🤖 AI Summary
This work addresses the challenge of modeling diverse and complex solution operators across multiple classes of partial differential equations (PDEs), which exhibit significant structural heterogeneity. To this end, the authors propose an input-dependent adaptive operator transformation mechanism that maps heterogeneous solution operators into a unified, aligned, and simplified form. This is achieved through parallel flow expansion, adaptive feature redistribution, and the generation of doubly stochastic matrices via Sinkhorn projection. The method introduces only 3% additional parameters yet achieves state-of-the-art performance across 12 PDE benchmarks, reducing the average L2 error by 40.9%. Furthermore, after fine-tuning, it attains up to 92% and 89% error reduction in in-domain and out-of-domain scenarios, respectively.
📝 Abstract
Pre-training neural operators on diverse partial differential equation (PDE) datasets has emerged as a promising direction for building general-purpose surrogate models in scientific machine learning.

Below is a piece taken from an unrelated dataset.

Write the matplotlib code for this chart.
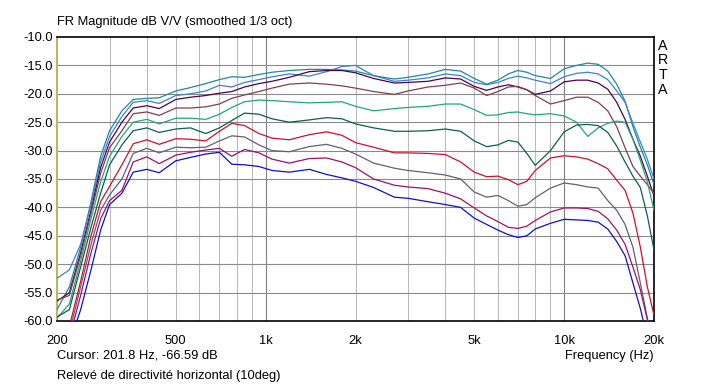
import matplotlib
matplotlib.use("Agg")
import matplotlib.pyplot as plt
import numpy as np

# ---------------- data ----------------
freq = [200, 220, 240, 260, 280, 300, 330, 360, 400, 440, 500, 560, 630, 700, 770, 850,
        950, 1050, 1200, 1400, 1600, 1800, 2000, 2300, 2700, 3000, 3500, 4000, 4500, 5000,
        5500, 6000, 6500, 7000, 7500, 8000, 9000, 10000, 11000, 12000, 13000, 14000,
        15000, 16000, 17000, 18000, 19000, 20000]

teal = [-58, -54, -47, -39, -31, -26.5, -23, -21, -20.8, -20.7, -19.5, -18.9, -18.2, -17.5, -17, -17.1,
        -16.6, -16.2, -15.9, -15.7, -15.7, -15.8, -16, -16.8, -17.4, -17.1, -16.5, -15.7, -16.0, -17.3,
        -18.3, -17.6, -16.5, -15.9, -16.2, -16.8, -17.3, -15.6, -15.0, -14.6, -14.8, -16.0,
        -18.3, -21.3, -25.8, -29.4, -32.5, -36.0]
lightblue = [-52.5, -51, -46.5, -39.5, -32, -27.5, -24, -21.5, -21.2, -21.7, -20.3, -20, -19.5, -18.5, -18.8, -18,
             -17.5, -17, -16.5, -16.9, -16.1, -15.2, -15.0, -16.8, -17.8, -17.6, -17.2, -16.5, -16.8, -18.0,
             -18.4, -18.0, -17.3, -16.9, -17.2, -17.6, -18.2, -17.0, -16.4, -16.2, -16.5, -17.5,
             -19.5, -21.5, -25.2, -28.5, -31.5, -35.0]
purple = [-56.5, -55, -48, -40.5, -33, -28.5, -25, -22.5, -22.1, -22.6, -21, -20.6, -20.3, -19.9, -19.6, -18.8,
          -18.2, -17.8, -17.1, -16.1, -15.9, -15.9, -16.3, -17.3, -18.1, -18.0, -17.8, -17.2, -17.4, -18.7,
          -19.4, -18.8, -18.4, -18.8, -19.3, -20.1, -19.5, -17.9, -17.6, -17.6, -18.1, -19.2,
          -21.5, -24.5, -28.0, -31.0, -34.5, -38.0]
brown = [-56.3, -55.5, -48.5, -41, -34, -29.5, -26.5, -23.5, -23.2, -23.8, -22.5, -22.5, -22.3, -21.8, -20.8, -20.2,
         -19.6, -19.0, -18.3, -18.1, -18.3, -18.6, -19.0, -19.6, -20.1, -19.5, -18.8, -18.5, -18.1, -19.0,
         -20.3, -19.6, -18.8, -18.7, -19.3, -20.3, -21.8, -21.2, -20.6, -20.6, -21.5, -23.0,
         -25.8, -29.5, -32.8, -34.5, -36.0, -37.5]
green = [-59.5, -57, -49.5, -42, -35.5, -31, -27.5, -25, -24.5, -25.3, -24.3, -24.3, -24.5, -23.6, -22.4, -21.4,
         -21.1, -21.2, -21.4, -21.6, -21.5, -21.4, -22.2, -23.0, -22.6, -22.4, -22.2, -21.8, -21.8, -22.8,
         -23.8, -23.7, -23.3, -23.2, -23.5, -23.7, -23.5, -23.9, -25.0, -27.5, -26.0, -25.2,
         -24.8, -25.0, -28.0, -31.7, -35.5, -40.5]
darkteal = [-59.3, -58, -50.5, -43.5, -37.5, -32.5, -29, -26.5, -26, -26.8, -26.2, -26, -27, -26, -24.7, -23.4,
            -23.6, -24.4, -25.0, -24.6, -24.2, -24.4, -25.3, -26.0, -26.6, -26.6, -26.5, -26.2, -26.6, -28.3,
            -29.3, -29.0, -28.2, -28.5, -30.5, -32.6, -30.0, -26.7, -25.5, -25.4, -25.6, -26.8,
            -29.2, -32.0, -34.5, -36.5, -41.5, -47.5]
red = [-62, -61, -53, -45, -39, -36.3, -32.5, -28.8, -28.1, -28.9, -27.9, -28, -28.3, -26.6, -25.2, -25.6,
       -27, -27.8, -28.1, -27.2, -26.7, -27.3, -28.6, -29.4, -30.4, -30.4, -30.5, -30.7, -32.0, -33.8,
       -34.6, -34.5, -35.1, -36.0, -35.4, -33.5, -31.3, -30.9, -31.1, -31.5, -32.3, -33.2,
       -35.2, -37.0, -41.0, -47.0, -54.0, -59.0]
gray = [-63, -62, -54, -46.5, -40.5, -37.8, -35, -30.5, -29.6, -30.4, -29.4, -29.5, -29.4, -28.3, -27.4, -27.6,
        -29, -30, -30.2, -29.3, -28.9, -29.6, -30.6, -32.2, -33.1, -33.5, -33.9, -34.3, -35.0, -37.3,
        -38.2, -37.9, -38.8, -39.8, -39.5, -38.3, -36.6, -35.7, -36.0, -36.4, -36.6, -38.8,
        -40.5, -43.0, -47.0, -53.3, -59.5, -65.0]
magenta = [-64, -63, -55.5, -48, -42, -38.8, -37, -32, -31.1, -32.3, -30.8, -30.3, -29.9, -29.6, -31, -29.8,
           -30.4, -31.5, -32.2, -31.4, -31.3, -32, -33, -35.0, -36.1, -36.4, -36.7, -37.5, -38.5, -40.1,
           -41.5, -42.5, -43.5, -43.7, -43.3, -42.3, -40.8, -40.1, -40.1, -40.2, -40.7, -42.0,
           -44.0, -46.5, -50.5, -54.5, -59.8, -65.0]
blue = [-67, -64, -58, -51, -44, -39.5, -37.5, -33.8, -33.3, -33.9, -31.8, -31.2, -30.6, -30.3, -32.4, -32.5,
        -32.8, -33.5, -33.8, -33.3, -34.2, -34.8, -35.4, -36.5, -38.2, -38.4, -39.0, -39.5, -40.0, -41.9,
        -43.0, -44.0, -44.8, -45.3, -45.0, -43.8, -42.8, -42.1, -42.2, -42.3, -42.6, -43.8,
        -46.0, -48.5, -53.3, -57.8, -63.0, -68.0]

series = [teal, lightblue, purple, brown, green, darkteal, red, gray, magenta, blue]
colors = ['#1e8a9c', '#3a82d6', '#50004e', '#804050', '#20a878', '#0e5e50',
          '#d0102a', '#606078', '#a0106a', '#1010c8']

yticks = [-10.0, -15.0, -20.0, -25.0, -30.0, -35.0, -40.0, -45.0, -50.0, -55.0, -60.0]
xtick_vals = [200, 500, 1000, 2000, 5000, 10000, 20000]
xtick_labels = ['200', '500', '1k', '2k', '5k', '10k', '20k']
minor_grid = [300, 400, 500, 600, 700, 800, 900, 2000, 3000, 4000, 5000, 6000, 7000, 8000, 9000]
major_grid = [1000, 10000]

# ---------------- figure ----------------
plt.rcParams['font.family'] = ['Liberation Sans', 'DejaVu Sans']
fs = 9.3
fig = plt.figure(figsize=(7.10, 3.85), dpi=100)
fig.patch.set_facecolor('white')
ax = fig.add_axes([57/710, 1-321/385, (654-57)/710, (321-37)/385])
ax.set_xscale('log')
ax.set_xlim(200, 20000)
ax.set_ylim(-60, -10)

for f in minor_grid:
    ax.axvline(f, color='#bcbcbc', lw=0.8, zorder=1)
for f in major_grid:
    ax.axvline(f, color='#808080', lw=0.8, zorder=1)
for y in yticks[1:-1]:
    ax.axhline(y, color='#8a8a8a', lw=0.8, zorder=1)

for s, c in zip(series, colors):
    ax.plot(freq, s, color=c, lw=0.9, zorder=3)

ax.set_yticks(yticks)
ax.set_yticklabels(['%.1f' % v for v in yticks], fontsize=fs)
ax.set_xticks(xtick_vals)
ax.set_xticklabels(xtick_labels, fontsize=fs)
ax.xaxis.set_minor_locator(matplotlib.ticker.NullLocator())
ax.tick_params(axis='x', length=0, pad=10)
ax.tick_params(axis='y', length=0, pad=3)
for sp in ['top', 'right', 'bottom']:
    ax.spines[sp].set_color('black')
    ax.spines[sp].set_linewidth(1.2)
ax.spines['left'].set_color('#b8b860')
ax.spines['left'].set_linewidth(1.5)

fig.text(57/710, 1-22/385, 'FR Magnitude dB V/V (smoothed 1/3 oct)', fontsize=fs, va='center', ha='left')
fig.text(57/710, 1-356/385, 'Cursor: 201.8 Hz, -66.59 dB', fontsize=fs, va='center', ha='left')
fig.text(654/710, 1-356/385, 'Frequency (Hz)', fontsize=fs, va='center', ha='right')
fig.text(57/710, 1-376/385, 'Relevé de directivité horizontal (10deg)', fontsize=fs, va='center', ha='left')
for i, ch in enumerate('ARTA'):
    fig.text(663/710, 1-(46 + i*14.5)/385, ch, fontsize=fs + 1, va='center', ha='center')

fig.savefig('out.png', dpi=100, facecolor='white')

However, the inherent complexity and structural diversity of PDE solution operators make multi-PDE pre-training fundamentally challenging. Existing methods mainly address this by increasing model capacity, while leaving the target solution operators unchanged. Inspired by classical numerical analysis, we instead propose to transform complex and diverse solution operators into simpler, better-aligned forms that are easier to model jointly. Since the optimal transformation varies across PDE types, it must be adaptive and input-dependent, allowing a single neural operator to approximate an entire family of operators. We instantiate this idea as AOT-POT (adaptive operator-transformation for pre-training operator transformer), which expands hidden representations into multiple parallel streams, adaptively aggregates and redistributes them before and after each sub-layer, and mixes streams through Sinkhorn-projected doubly stochastic matrices for stable training. These mechanisms together reshape diverse solution operators into a unified form that can be effectively modeled by a single architecture. Empirically, AOT-POT achieves state-of-the-art performance on 12 PDE benchmarks with only 3\% additional parameters, reducing relative L2 error by up to 77.6\% (40.9\% on average). Fine-tuning AOT-POT further reduces L2 error by up to 92\% on in-domain PDEs and 89\% on out-of-domain PDEs (unseen types during pre-training), demonstrating that adaptive operator transformation is an effective and complementary direction for advancing PDE foundation models beyond simply scaling model capacity.